Tuesday, April 27, 2010

Poetry Readings and the Great Divide


Poetry has always had two sides. For every innovator using language to change the human condition there is a cold elitist assuring us that they have the secret sauce to poetic virtue. Last weekend in Chicago the City put on an event at the Harold Washington Library that was a poetry trade show and a reading. Our press Cracked Slab Books participated. Across town at the Art Institute the Chicago Poetry Project put on a great seminar series on the great poet Robert Duncan.
The Duncan event headlined Michael Palmer and Nathanael Mackey among others and was a tour de force of poetic lights. The event at the Harold Washington Library was decidedly more populist. There were Slammers galore and many of those "regional" writers who more aptly should be called "Bad" Writers. But while I would love to be counted in the Duncan crowd it is really not where i belong. It seems that many of Chicago's Duncan devotees are too fine for a normal poet like myself.

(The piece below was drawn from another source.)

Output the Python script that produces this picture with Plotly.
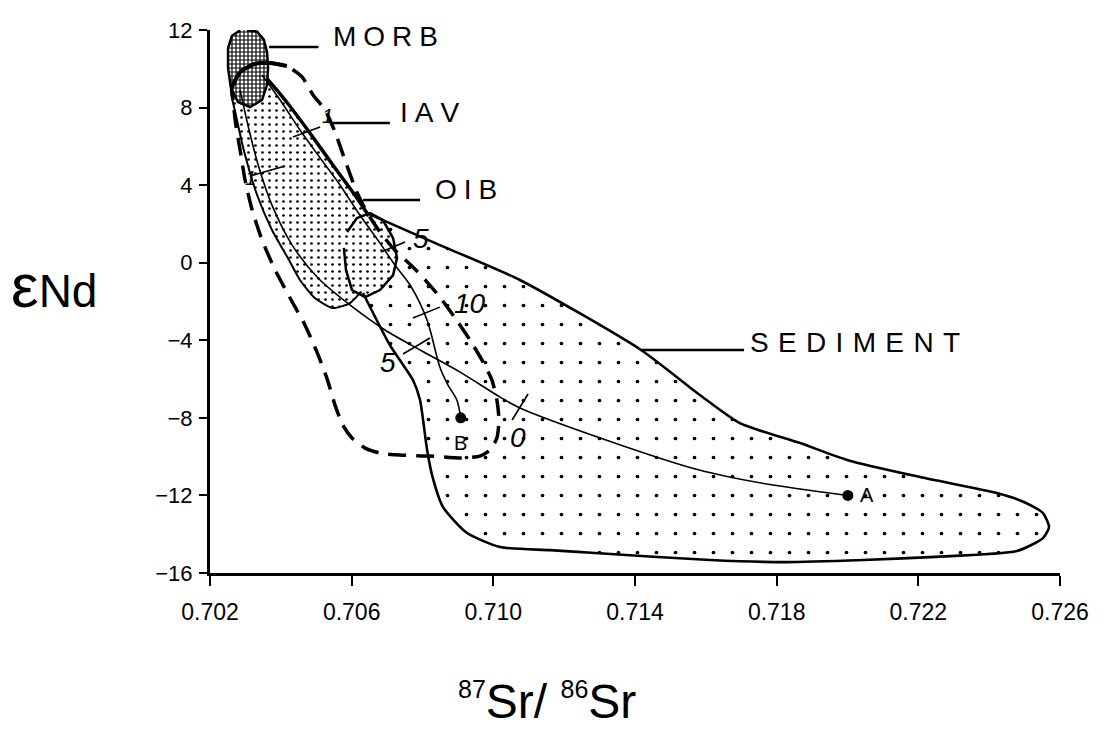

There are plenty of poets with whom the average person can identify. I have come to love Kenneth Rexroth and I have admired and loved Robert Creeley's work for many years. And of course the king of the elitists Ezra Pound. But it seems that poetry will always be divided and that is okay just so the elitists and the populists both remember that everyone else could care less about our poetic conversation.